Instructions for the task - Repeat every record below exactly, but leave out any pictures.

========

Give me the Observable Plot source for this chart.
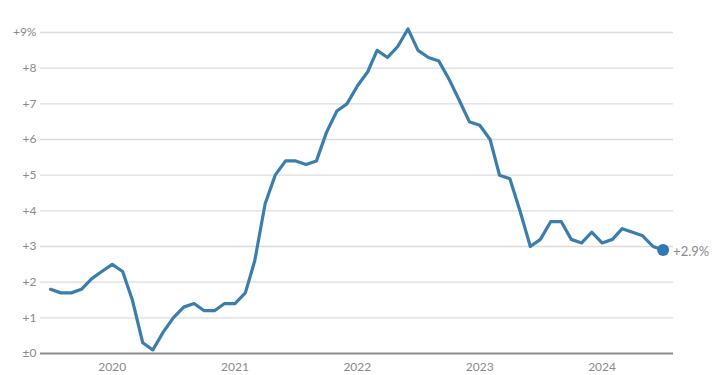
<!DOCTYPE html>
<html>
<head>
<meta charset="utf-8">
<script src="https://cdn.jsdelivr.net/npm/d3@7"></script>
<script src="https://cdn.jsdelivr.net/npm/@observablehq/plot@0.6"></script>
<style>
  html, body { margin: 0; padding: 0; background: #fff; }
  #chart svg { display: block; }
</style>
</head>
<body>
<div id="chart"></div>
<script>
const months = [
  "2019-07","2019-08","2019-09","2019-10","2019-11","2019-12",
  "2020-01","2020-02","2020-03","2020-04","2020-05","2020-06","2020-07","2020-08","2020-09","2020-10","2020-11","2020-12",
  "2021-01","2021-02","2021-03","2021-04","2021-05","2021-06","2021-07","2021-08","2021-09","2021-10","2021-11","2021-12",
  "2022-01","2022-02","2022-03","2022-04","2022-05","2022-06","2022-07","2022-08","2022-09","2022-10","2022-11","2022-12",
  "2023-01","2023-02","2023-03","2023-04","2023-05","2023-06","2023-07","2023-08","2023-09","2023-10","2023-11","2023-12",
  "2024-01","2024-02","2024-03","2024-04","2024-05","2024-06","2024-07"
];
const values = [
  1.8,1.7,1.7,1.8,2.1,2.3,
  2.5,2.3,1.5,0.3,0.1,0.6,1.0,1.3,1.4,1.2,1.2,1.4,
  1.4,1.7,2.6,4.2,5.0,5.4,5.4,5.3,5.4,6.2,6.8,7.0,
  7.5,7.9,8.5,8.3,8.6,9.1,8.5,8.3,8.2,7.7,7.1,6.5,
  6.4,6.0,5.0,4.9,4.0,3.0,3.2,3.7,3.7,3.2,3.1,3.4,
  3.1,3.2,3.5,3.4,3.3,3.0,2.9
];
const yTicks = [0,1,2,3,4,5,6,7,8,9];
const yTickLabels = ["±0","+1","+2","+3","+4","+5","+6","+7","+8","+9%"];
const yearTicks = ["2020","2021","2022","2023","2024"];
const lastLabel = "+2.9%";

const data = months.map((m, i) => ({date: new Date(m + "-01T00:00:00Z"), value: values[i]}));
const last = [data[data.length - 1]];

const lineColor = "#3b7dac";
const textColor = "#8a8a8a";

const chart = Plot.plot({
  width: 722,
  height: 375,
  marginLeft: 40,
  marginRight: 49,
  marginTop: 32,
  marginBottom: 22,
  style: {fontFamily: "Lato, 'Open Sans', sans-serif", background: "#fff"},
  x: {type: "utc", domain: [new Date("2019-06-01T00:00:00Z"), new Date("2024-08-01T00:00:00Z")]},
  y: {domain: [0, 9]},
  marks: [
    Plot.ruleY(yTicks.filter(d => d > 0), {stroke: "#dcdcdc", strokeWidth: 1.3}),
    Plot.ruleY([0], {stroke: "#8c8c8c", strokeWidth: 2.2}),
    Plot.axisY({
      ticks: yTicks,
      tickFormat: (d, i) => yTickLabels[yTicks.indexOf(d)],
      tickSize: 0,
      tickPadding: 4,
      fontSize: 12,
      color: textColor,
      label: null
    }),
    Plot.axisX({
      ticks: yearTicks.map(y => new Date(y + "-01-01T00:00:00Z")),
      tickFormat: d3.utcFormat("%Y"),
      tickSize: 0,
      tickPadding: 9,
      fontSize: 12,
      color: textColor,
      label: null
    }),
    Plot.line(data, {x: "date", y: "value", stroke: lineColor, strokeWidth: 3.2, strokeLinejoin: "round", strokeLinecap: "round"}),
    Plot.dot(last, {x: "date", y: "value", r: 6, fill: "#2f78b5", stroke: "none"}),
    Plot.text(last, {x: "date", y: "value", text: () => lastLabel, dx: 10, dy: 2, textAnchor: "start", fontSize: 13, fill: textColor})
  ]
});
document.getElementById("chart").appendChild(chart);
</script>
</body>
</html>
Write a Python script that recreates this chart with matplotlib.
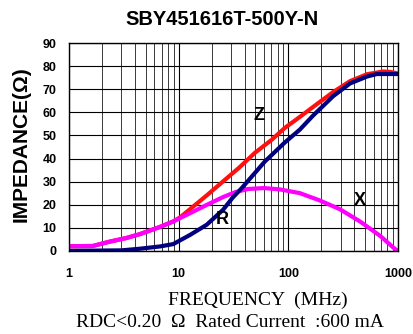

========

Result of the exercise -
Give me the Observable Plot source for this chart.
<!DOCTYPE html>
<html>
<head>
<meta charset="utf-8">
<script src="https://cdn.jsdelivr.net/npm/d3@7"></script>
<script src="https://cdn.jsdelivr.net/npm/@observablehq/plot@0.6"></script>
<style>
  html, body { margin: 0; padding: 0; background: #fff; }
  #chart svg { display: block; }
</style>
</head>
<body>
<div id="chart"></div>
<script>
const months = [
  "2019-07","2019-08","2019-09","2019-10","2019-11","2019-12",
  "2020-01","2020-02","2020-03","2020-04","2020-05","2020-06","2020-07","2020-08","2020-09","2020-10","2020-11","2020-12",
  "2021-01","2021-02","2021-03","2021-04","2021-05","2021-06","2021-07","2021-08","2021-09","2021-10","2021-11","2021-12",
  "2022-01","2022-02","2022-03","2022-04","2022-05","2022-06","2022-07","2022-08","2022-09","2022-10","2022-11","2022-12",
  "2023-01","2023-02","2023-03","2023-04","2023-05","2023-06","2023-07","2023-08","2023-09","2023-10","2023-11","2023-12",
  "2024-01","2024-02","2024-03","2024-04","2024-05","2024-06","2024-07"
];
const values = [
  1.8,1.7,1.7,1.8,2.1,2.3,
  2.5,2.3,1.5,0.3,0.1,0.6,1.0,1.3,1.4,1.2,1.2,1.4,
  1.4,1.7,2.6,4.2,5.0,5.4,5.4,5.3,5.4,6.2,6.8,7.0,
  7.5,7.9,8.5,8.3,8.6,9.1,8.5,8.3,8.2,7.7,7.1,6.5,
  6.4,6.0,5.0,4.9,4.0,3.0,3.2,3.7,3.7,3.2,3.1,3.4,
  3.1,3.2,3.5,3.4,3.3,3.0,2.9
];
const yTicks = [0,1,2,3,4,5,6,7,8,9];
const yTickLabels = ["±0","+1","+2","+3","+4","+5","+6","+7","+8","+9%"];
const yearTicks = ["2020","2021","2022","2023","2024"];
const lastLabel = "+2.9%";

const data = months.map((m, i) => ({date: new Date(m + "-01T00:00:00Z"), value: values[i]}));
const last = [data[data.length - 1]];

const lineColor = "#3b7dac";
const textColor = "#8a8a8a";

const chart = Plot.plot({
  width: 722,
  height: 375,
  marginLeft: 40,
  marginRight: 49,
  marginTop: 32,
  marginBottom: 22,
  style: {fontFamily: "Lato, 'Open Sans', sans-serif", background: "#fff"},
  x: {type: "utc", domain: [new Date("2019-06-01T00:00:00Z"), new Date("2024-08-01T00:00:00Z")]},
  y: {domain: [0, 9]},
  marks: [
    Plot.ruleY(yTicks.filter(d => d > 0), {stroke: "#dcdcdc", strokeWidth: 1.3}),
    Plot.ruleY([0], {stroke: "#8c8c8c", strokeWidth: 2.2}),
    Plot.axisY({
      ticks: yTicks,
      tickFormat: (d, i) => yTickLabels[yTicks.indexOf(d)],
      tickSize: 0,
      tickPadding: 4,
      fontSize: 12,
      color: textColor,
      label: null
    }),
    Plot.axisX({
      ticks: yearTicks.map(y => new Date(y + "-01-01T00:00:00Z")),
      tickFormat: d3.utcFormat("%Y"),
      tickSize: 0,
      tickPadding: 9,
      fontSize: 12,
      color: textColor,
      label: null
    }),
    Plot.line(data, {x: "date", y: "value", stroke: lineColor, strokeWidth: 3.2, strokeLinejoin: "round", strokeLinecap: "round"}),
    Plot.dot(last, {x: "date", y: "value", r: 6, fill: "#2f78b5", stroke: "none"}),
    Plot.text(last, {x: "date", y: "value", text: () => lastLabel, dx: 10, dy: 2, textAnchor: "start", fontSize: 13, fill: textColor})
  ]
});
document.getElementById("chart").appendChild(chart);
</script>
</body>
</html>
Write a Python script that recreates this chart with matplotlib.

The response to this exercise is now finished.